Introduction: Solving partial differential equations (PDEs) is fundamental in engineering, especially fluid mechanics. Analytical solutions are often limited, particularly with complex boundary conditions. Thus, numerical methods have gained research interest. The wave equation, a second-order hyperbolic PDE, is widely used in physics and engineering. Various numerical approaches, including finite difference, finite volume, finite element, and boundary element methods, have been applied to solve this equation.
Recent studies explore high-accuracy numerical solutions, such as wavelet methods, fourth-order discretization, and numerical techniques for nonlocal boundary conditions. While mesh-based methods require extensive preprocessing and computational effort, meshless methods offer a more efficient alternative. Among these, the radial basis function (RBF) method, particularly the multiquadric (MQ) method, has shown promise in solving PDEs without meshing.
Research on MQ method has improved accuracy and computational efficiency, optimizing shape parameters and domain decomposition techniques. This study compares the MQ method’s accuracy and efficiency against the finite difference method and analytical solutions for the inhomogeneous wave equation. The results highlight the advantages and limitations of each method under different initial and boundary conditions.
The paper covers the governing equation, analytical solutions, numerical methods, and a comparative analysis of accuracy and efficiency.
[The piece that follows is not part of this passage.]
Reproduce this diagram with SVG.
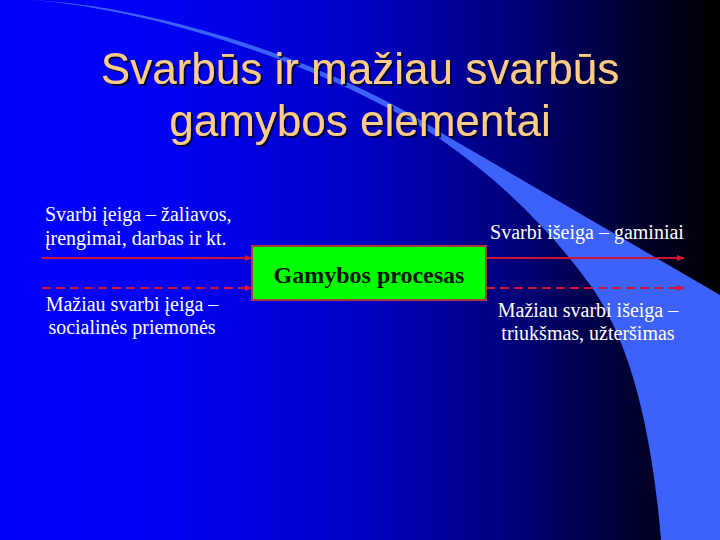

Methodology: The wave equation is solved with different symmetric and asymmetric Neumann and Dirichlet boundary conditions using separation of variables. A variable change is introduced to simplify the problem and eliminate non-zero boundary conditions. The new initial value problem can then be solved using separation of variables. The result is obtained by solving the eigenvalue system, leading to a unique solution for the wave equation. This solution satisfies the boundary conditions and can be expressed as a series solving the non-conservative wave equation.
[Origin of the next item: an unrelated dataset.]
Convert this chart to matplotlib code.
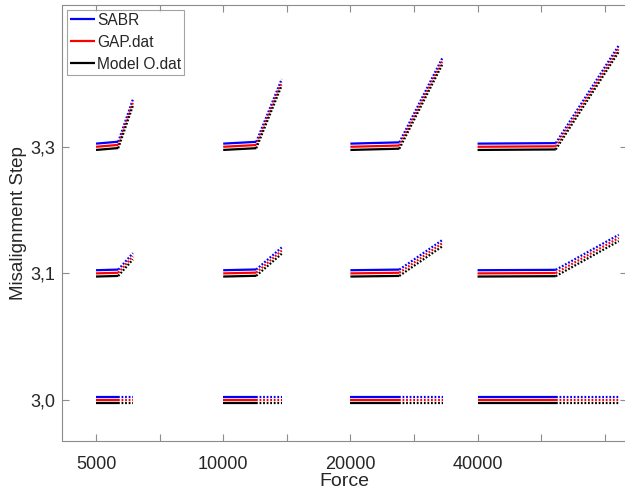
import matplotlib
matplotlib.use("Agg")
import matplotlib.pyplot as plt

plt.rcParams['font.family'] = ['Liberation Sans', 'DejaVu Sans']

# Force blocks and misalignment step levels
force_labels = ['5000', '10000', '20000', '40000']
step_labels = ['3,0', '3,1', '3,3']

series_names = ['SABR', 'GAP.dat', 'Model O.dat']
series_colors = ['#0000ff', '#ff0000', '#000000']
series_offsets = [0.025, 0.0, -0.025]

# x extent of each block (tick units from block start): end of solid part, end of dotted part
solid_end = [0.35, 0.52, 0.77, 1.23]
dotted_end = [0.58, 0.92, 1.45, 2.22]

# slight drift along the solid part, per step level and block
solid_rise = {
    '3,0': [0.0, 0.0, 0.0, 0.0],
    '3,1': [0.005, 0.006, 0.005, 0.003],
    '3,3': [0.015, 0.014, 0.01, 0.004],
}
# total rise at the end of the dotted part, per step level and block
dotted_rise = {
    '3,0': [0.0, 0.0, 0.0, 0.0],
    '3,1': [0.135, 0.18, 0.24, 0.28],
    '3,3': [0.35, 0.51, 0.68, 0.775],
}

block_start = [1, 3, 5, 7]
level_pos = {s: i + 1 for i, s in enumerate(step_labels)}

fig = plt.figure(figsize=(6.25, 4.95), dpi=100)
ax = fig.add_axes([62 / 625, 54 / 495, 565 / 625, 436 / 495])

text_color = '#262626'
axis_color = '#8c8c8c'
lw = 1.6

handles = []
for k, (name, col, off) in enumerate(zip(series_names, series_colors, series_offsets)):
    for step in step_labels:
        y0 = level_pos[step] + off
        for b, x0 in enumerate(block_start):
            xs = x0 + solid_end[b]
            xd = x0 + dotted_end[b]
            ys = y0 + solid_rise[step][b]
            yd = y0 + dotted_rise[step][b]
            line, = ax.plot([x0, xs], [y0, ys], color=col, lw=lw,
                            solid_capstyle='butt')
            ax.plot([xs, xd], [ys, yd], color=col, lw=lw,
                    linestyle=(0, (0.8, 0.8)), dash_capstyle='butt')
    handles.append(line)

ax.set_xlim(0.465, 9.35)
ax.set_ylim(0.676, 4.12)

xticks = list(range(1, 10))
xlabels = ['' for _ in xticks]
for lab, x in zip(force_labels, block_start):
    xlabels[x - 1] = lab
ax.set_xticks(xticks)
ax.set_xticklabels(xlabels)
ax.set_yticks([level_pos[s] for s in step_labels])
ax.set_yticklabels(step_labels)

ax.tick_params(direction='in', length=5, width=0.8, color=axis_color,
               labelcolor=text_color, labelsize=13, top=True, right=True)
ax.tick_params(axis='x', pad=11)
ax.tick_params(axis='y', pad=5)
for sp in ax.spines.values():
    sp.set_color(axis_color)
    sp.set_linewidth(0.8)

ax.set_xlabel('Force', fontsize=14, color=text_color, labelpad=0)
ax.set_ylabel('Misalignment Step', fontsize=13.5, color=text_color)
ax.yaxis.set_label_coords(-0.062, 0.5)

leg = ax.legend(handles, series_names, loc='upper left', fontsize=11.2,
                handlelength=1.6, handletextpad=0.15, borderpad=0.2,
                labelspacing=0.45, borderaxespad=0.3, frameon=True,
                fancybox=False)
leg.get_frame().set_edgecolor(axis_color)
leg.get_frame().set_linewidth(0.8)
for t in leg.get_texts():
    t.set_color(text_color)

fig.savefig('out.png', dpi=100)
The finite difference method (FDM) is introduced as a numerical solution technique for the wave equation. In FDM, time and space are discretized into equal subintervals, and derivatives are approximated using finite differences. The equation is then solved for the function at future time steps using a leapfrog method. The stability of explicit methods like FDM is governed by the Courant number, which must be less than or equal to 1 for stability.
Lastly, the meshless multiquaric method, which uses RBFs, is discussed. Unlike mesh-based methods, this approach uses distributed points that don't require connectivity, making it suitable for complex geometries. The method is flexible in both 2D and 3D problems but requires careful selection of the shape parameter to balance accuracy and computational efficiency. An optimal shape parameter can be determined through the algorithm by Falah et al. (2019).
Results and Discussion: The finite difference and meshless multiquadric methods are compared with their respective analytical solution, assuming a CFL number of 0.5. For the meshless multiquadric method, the shape parameter is adaptively determined. For comparison, three examples have been adopted by imposing different boundary conditions.
Example 1: Dirichlet Boundary Conditions
A Gaussian wave is used as the initial condition over a 500m domain. Numerical results from both methods are compared with the analytical solution. The meshless method used 400 overlapping points, while the finite difference method had 800 grid points. Processing times were 0.08s and 0.1s, respectively. The meshless method had half the numerical error of the finite difference method, proving its superiority.
Example 2: Neumann Boundary Conditions
Using the same initial condition as Example 1, Neumann boundary conditions are applied. The meshless method again showed better accuracy, with an RMSE of 0.0107% versus 0.0259% for the finite difference method. Processing times were similar, at 0.081s and 0.12s, respectively.
Example 3: Asymmetric Boundary Conditions
Three cases were considered:
• (3-a): Gaussian initial condition with a zero-gradient Neumann boundary condition.
• (3-b): Zero initial condition with a constant gradient Neumann boundary condition.
• (3-c): Zero initial condition with a sinusoidal Neumann boundary condition.
For these cases, the meshless method used 400, 51, and 51 points, while the finite difference method used 800, 251, and 251 points. The meshless method showed lower RMSE values and faster computation times, confirming its suitability for asymmetric boundary problems.

Overall, the meshless multiquadric method consistently outperformed the finite difference method in terms of both accuracy and computational efficiency, making it a viable alternative for a variety of boundary conditions.
Conclusion: This study compares the finite difference and meshless multiquadric methods for solving the second-order inhomogeneous wave equation. For comparison, an analytical solution was also derived using the separation of variables for various initial and boundary conditions, including Dirichlet and Neumann conditions. Results show that both numerical methods perform well; however, the meshless multiquadric method achieves relatively lower error with similar computational cost. Optimal shape parameters were identified, reducing iterations. This highlights the method’s efficiency in solving hyperbolic equations.